Again in reference to Paul Tillich, the Cross stands not only as an act of grace, but as an act of judgment (Tillich calls this the “Protestant Principle”). When we look at the Cross, we receive “God’s grace as a gift” (Romans 3:24 above), but we are also judged, as God calls us to be more like the Christ we see crucified there. If we want to overcome our judgmental attitudes towards others, the best place to begin is the Cross, remembering the gracious judgment we receive from God.

In all my reading, the best author I’ve found on the topic of grace is Brennan Manning. He’s a former Franciscan monk and an alcoholic.

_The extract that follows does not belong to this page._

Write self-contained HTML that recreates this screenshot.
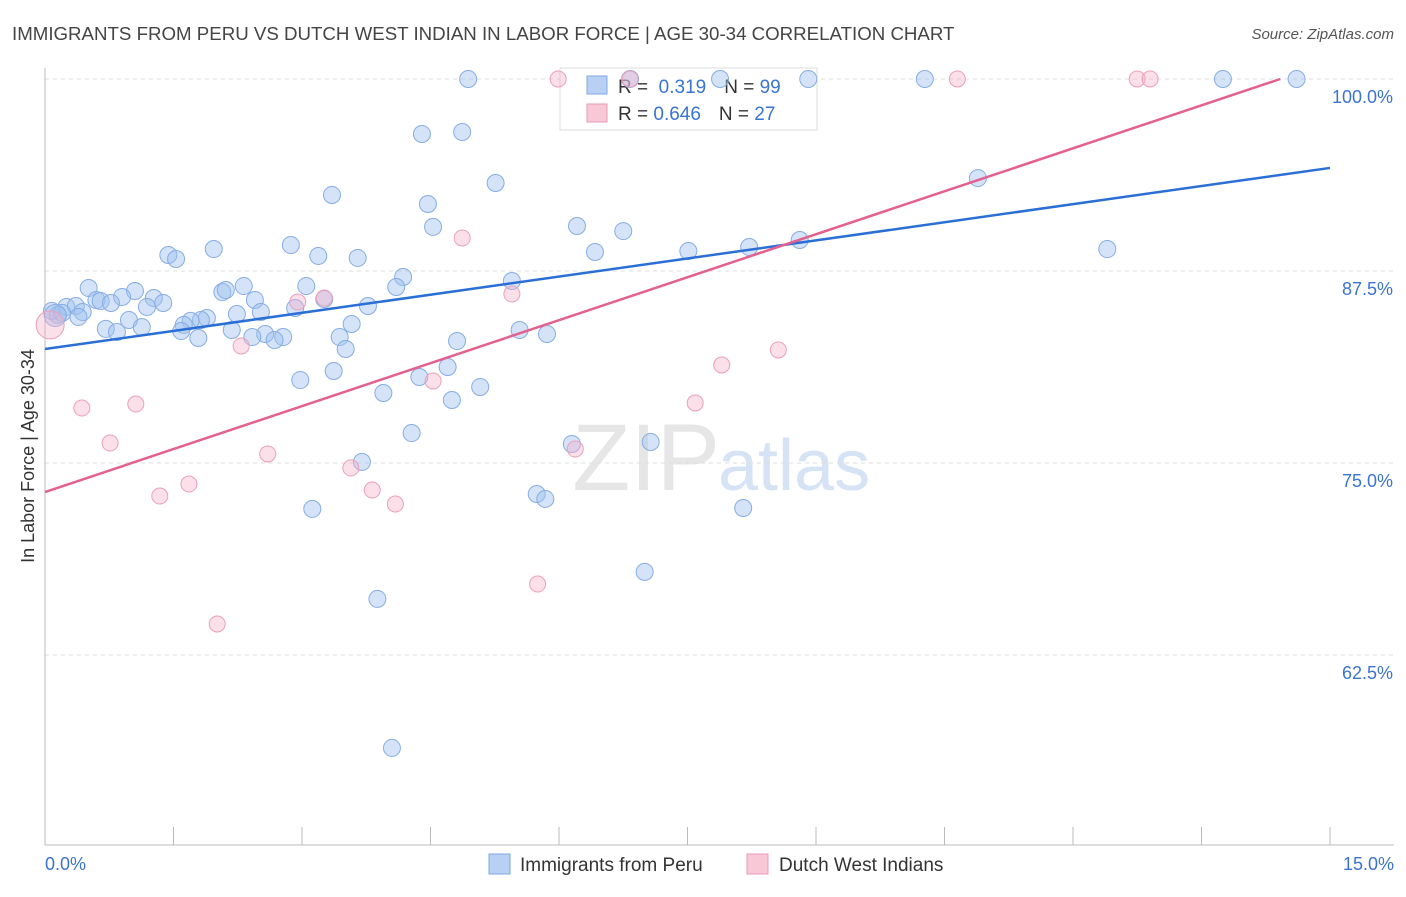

When I invited him to speak at the college where I was chaplain, I heard a lot of concern that he was “telling only half the Gospel.” The other half, of course, in the minds of my critics, is judgment. Is grace only half of the Gospel? I don’t think so. Ephesians 2:8-10 says it is by grace that we are saved through faith, and that this is the gift from God.

I believe God is gracious towards us. I believe grace is to be freely received, and freely given. And I believe as we grow in grace, we are saved. No, I believe grace is the whole Gospel.

Postscript: The Sacramental Seal. Jesus Christ is the incarnation of grace. In Christ, God accepts us: as we are, as we become, as God’s hopes are realized in our conformity to Christ’s image. This means that the sacraments are a means of grace (how we receive grace). They are also an expression of faith. Observing the sacraments says, “I believe God accepts me, I receive God’s grace, I become more gracious, I become more like Christ.”